There are a number of factors at play here. For one it’s the steady, year on year increase in the volume of traffic, which in turn increases the percentage of aggressive, or simply reckless personalities on the roads. Then there’s my age – one cannot react as quickly to a sudden stimulus at 57 as one did at 17, and too much erratic stimuli can leave one reeling when, at 17, it would be dealt with and dismissed merely as superfluous noise.
But there’s also something in the air, something fragile in the Zeitgeist and I feel endangered by it, glad to arrive safely in the mornings, now, and get home at night without mishap. And if it’s true we create our own reality, the universe is providing the white vans and the Jags and the BMW’s and the Audis to confirm my own sense of the febrile nature of things.
I therefore need to take steps,…
I’m not without my own faults of course. Slow, yes. A little overcautious,… and prone to the occasional muddle, at times> Yes, yes, all true, but also I’m prone to a certain cold eyed vindictiveness. Oh yes, really!
Since much of my commute is spent virtually motionless, sitting in heavy traffic, I have often had the opportunity to observe evidence persuasive of the maxim that money makes you mean. With the traffic control systems so regularly overloaded and spilling into commuter chaos, it falls to individuals to organise themselves and cooperate in allowing other drivers to filter in ahead of them, or no one would get anywhere. And I’ve noticed it’s older, cheaper cars, that are most likely to allow another to go ahead of them – the more expensive the car, the less likely. No, seriously! You can test this phenomenon for yourself the next time you’re creeping nose to tail with traffic filtering into the stream, from where it would otherwise not have right of way.
But I’m as guilty as anyone else here – at least in a topsey-turvey sense. If it’s an expensive car stuck for someone to let them in, I’ve noticed I’m less inclined to be courteous. I make an assumption regarding the kind of person driving that kind of vehicle. I assume they’re arrogant, over-brimming with a sense of their own entitlement, and in the main I feel justified in nurturing such prejudice on the basis such vehicles are also more likely to be reckless and aggressive when driving against me at speed.

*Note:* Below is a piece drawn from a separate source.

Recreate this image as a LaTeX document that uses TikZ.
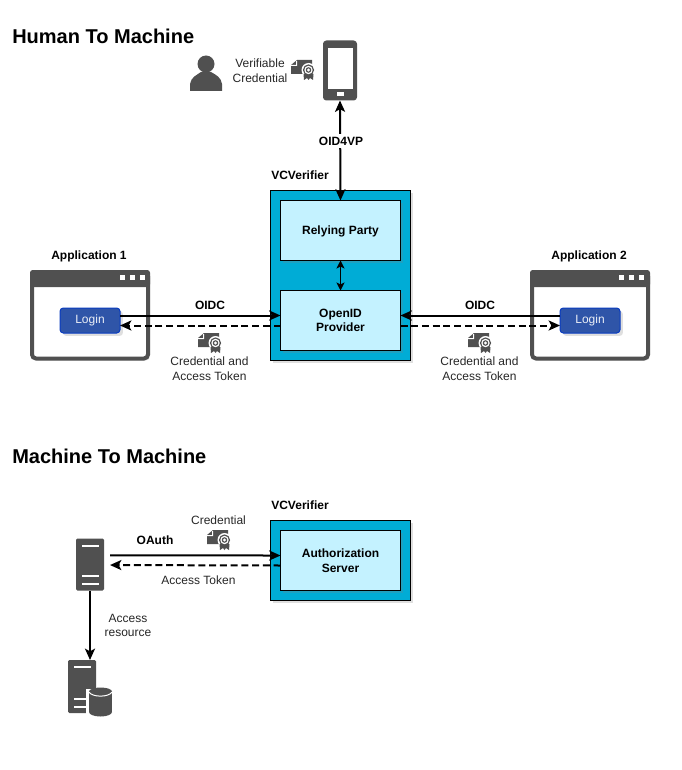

So I suppose my personal challenge, and a possible way to defuse the Zeitgeist’s current febrile malaise, is, the next time I’m locked in traffic, to smile, wave, and allow that pumped up gas guzzling monster of a vehicle to filter in ahead of me. Indeed, let us all drive with greater courtesy to our fellow motorists, regardless of the car they drive. Let us defy the Zeitgeist, and be kinder to one another, generally. And even if you’re cut up, provided you survive to tell the tale, resist the urge to pip your horn in retaliation. After all if you’ve time to gather your senses and pip your horn, it wasn’t really that close anyway. Was it?
Zeitgeist indeed. It’s funny in a spooky way, how you’ve articulated my own observations and feelings. I am seeing the same things and also am coming to the same conclusions.
If we do indeed create our own reality, as I seem also to believe (but can’t explain how); then how do we un-create it or better still create a more amiable one?
It sounds like you were driving in New Jersey!! This the hardest state of all to drive in (we’ve been told) and it is full of aggressive, hostile and angry drivers. That maneuvering that you call “cutting up” we call “threading the needle” but a rose by any other name, etc. Yesterday we had to leave our small town to go a more urban area and the horn blowing was amazing. We don’t have it in our town, but once you get closer to the cities–there it is.
Happy Motoring
Pat
Hi Pat, “threading the needle”. I like that. It’s much more descriptive.